Claim: $$$\sum_{i=1}^{q}{t_i} = O(n+q)$$$ (i.e, the total number of changes in all updates is linear)
Proof: At each update, at most one index becomes special. If $$$i > 0$$$ & $$$i-1$$$ was not special & $$$x>0$$$, then $$$i-1$$$ becomes special. I claim all other indices don't become special if they weren't. All indices $$$ < i-1$$$ trivially don't change state as they don't change value. Indicies $$$> i$$$ are only updated because of carrying and the need for the difference to be exactly k, namely no difference $$$> k$$$ is ever being created therefore non of these indices will become special. so the total number of indices that become special is in the worst-case $$$O(q)$$$, and we initially start in the worst case with $$$O(n)$$$ special indices. Each change of special -> not special requires the index to have been special and the total number of things becoming special or initially being special is $$$O(n+q)$$$ therefore the total number of these differences (special-> non-special) is also $$$O(n+q)$$$ in the worst case, therefore, the total number of changes is $$$O(n+q)$$$ and we are done. $$$\blacksquare$$$
How do we use this fact? The main observation is that in order to update a continuous range of nonspecial indices, we simply need to add X to all of them.

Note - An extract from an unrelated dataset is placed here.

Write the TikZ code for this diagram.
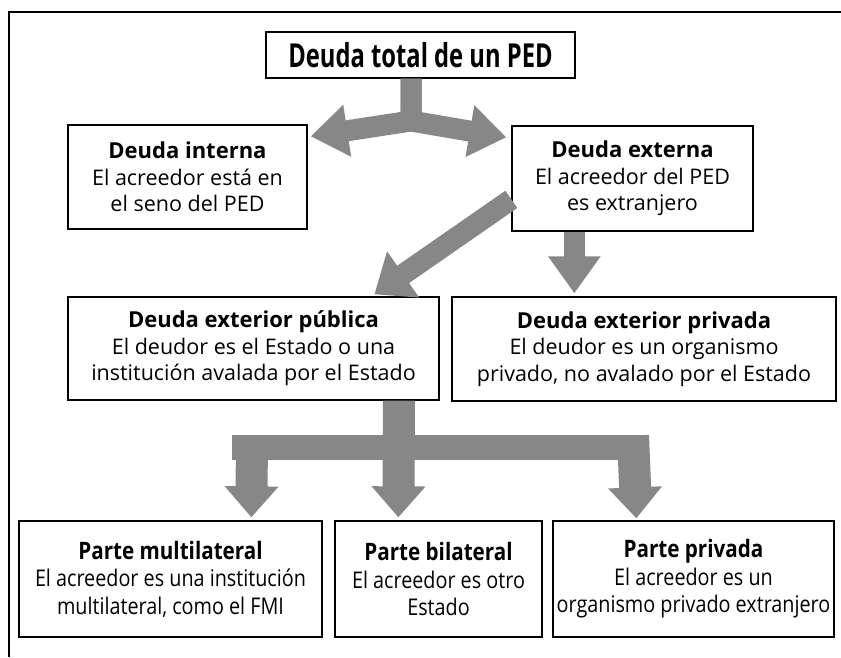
\documentclass[tikz,border=0pt]{standalone}
\usepackage{fontspec}
\setmainfont{Open Sans}
\newfontfamily\condfont[FakeStretch=0.86]{Open Sans}
\newfontfamily\titlefont[FakeStretch=0.72]{Open Sans}
\usetikzlibrary{arrows.meta,calc}
\definecolor{arrowgray}{RGB}{135,135,135}
\tikzset{
  box/.style={draw=black, line width=1.3pt, inner sep=0pt, align=center,
    font=\fontsize{21.5}{26.5}\selectfont},
  bbox/.style={draw=black, line width=1.3pt, inner sep=0pt, align=center,
    font=\condfont\fontsize{23}{27.5}\selectfont},
  fatA/.style={draw=arrowgray, line width=21pt, line join=miter,
    -{Triangle[width=50pt,length=37pt]}},
  fatD/.style={draw=arrowgray, line width=21pt, line join=miter,
    -{Triangle[width=54pt,length=35pt]}},
  forkA/.style={draw=arrowgray, line width=32pt, line join=miter,
    -{Triangle[width=52pt,length=31pt]}},
  barline/.style={draw=arrowgray, line width=25pt},
  frameline/.style={draw=black, line width=1.8pt}
}
\begin{document}
\begin{tikzpicture}[x=1pt,y=-1pt]
\useasboundingbox (0,0) rectangle (841,657);
% frame
\coordinate (fr1) at (841,12);
\coordinate (fr2) at (9,12);
\coordinate (fr3) at (9,657);
\draw[frameline] (fr1) -- (fr2) -- (fr3);

% nodes
\node[draw=black, line width=1.3pt, inner sep=0pt, minimum width=309pt, minimum height=46pt,
  font=\titlefont\bfseries\fontsize{33}{36}\selectfont] (top) at (420.5,55) {Deuda total de un PED};
\node[box, minimum width=239pt, minimum height=104pt] (interna) at (187.5,177)
  {{\bfseries\fontsize{22}{26.5}\selectfont Deuda interna}\\El acreedor está en\\el seno del PED};
\node[box, minimum width=241pt, minimum height=105pt] (externa) at (632.5,178.5)
  {{\bfseries\fontsize{22}{26.5}\selectfont Deuda externa}\\El acreedor del PED\\es extranjero};
\node[box, minimum width=371pt, minimum height=103pt] (publica) at (253.5,348.5)
  {{\bfseries\fontsize{22}{26.5}\selectfont Deuda exterior pública}\\El deudor es el Estado o una\\institución avalada por el Estado};
\node[box, minimum width=384pt, minimum height=104pt] (privada) at (644,349)
  {{\bfseries\fontsize{22}{26.5}\selectfont Deuda exterior privada}\\El deudor es un organismo\\privado, no avalado por el Estado};
\node[bbox, minimum width=303pt, minimum height=116pt] (multi) at (170.5,579)
  {{\bfseries\fontsize{24}{27.5}\selectfont Parte multilateral}\\El acreedor es una institución\\multilateral, como el FMI};
\node[bbox, minimum width=207pt, minimum height=116pt] (bilat) at (438.5,579)
  {{\bfseries\fontsize{24}{27.5}\selectfont Parte bilateral}\\El acreedor es otro\\Estado};
\node[bbox, minimum width=281pt, minimum height=116pt] (ppart) at (693.5,579)
  {{\bfseries\fontsize{24}{27.5}\selectfont Parte privada}\\El acreedor es un\\organismo privado extranjero};

% top double arrow
\coordinate (tj) at (411,121);
\coordinate (tL) at ($(interna.north east)+(3,12)$);
\coordinate (tR) at ($(externa.north west)+(-5,12)$);
\draw[fatA] (top.south -| tj) -- (tj) -- (tL);
\draw[fatA] (top.south -| tj) -- (tj) -- (tR);

% diagonal arrow
\coordinate (dS) at ($(externa.north west)+(0,74)$);
\coordinate (dE) at ($(publica.north west)+(307,-2)$);
\draw[fatD] (dS) -- (dE);

% down arrow
\coordinate (vS) at ($(externa.south west)+(63,0)$);
\coordinate (vE) at ($(privada.north west)+(123,-3)$);
\draw[fatA] (vS) -- (vE);

% fork
\coordinate (fj) at (399,447.5);
\coordinate (fL) at (252,447.5);
\coordinate (fR) at (633,447.5);
\coordinate (bL) at (232,447.5);
\coordinate (bR) at (649,447.5);
\coordinate (tipL) at ($(multi.north west)+(233,-3)$);
\coordinate (tipM) at ($(bilat.north west)+(64,-3)$);
\coordinate (tipR) at ($(ppart.north west)+(84,-2)$);
\draw[barline] (bL) -- (bR);
\draw[forkA] ($(fL)+(0,-12)$) -- (tipL);
\draw[forkA] ($(fR)+(0,-12)$) -- (tipR);
\draw[forkA] (publica.south -| fj) -- (tipM);
\end{tikzpicture}
\end{document}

we maintain the division of the array indices into segments in which all elements are not special except the last element. We also maintain a data structure (in my code, a lazy segment tree) that supports range add & range sum query. for an update, we initially find the segment the updated index belongs to, if the element before it is in the same segment (i.e it's not special), we split the segment into two segments accordingly (where i-1 is the last element in the left split part). we update all elements with an index bigger than or equal to it that are not the last element by doing a range add on our data structure. then for the last element in the segment, we add to it the maximum value we can such that the difference is >= k and subtract what we added from the variable that stores the amount we need to add. if it became nonspecial we merge the segment and the segment after it if it exists and then we recursively solve again if we still have something to add. Now the beautiful part: because of our observation, the total number of merges and splits will be $$$O(n+q)$$$, therefore the complexity of this solution is $$$O((n+q)\log(n))$$$ $$$\blacksquare$$$. I initially left some of the details in this part vague in order to let you explore and see the beauty in utilizing these two observations. Note that the definition of special only depends on current k, therefore, updating k values is easy.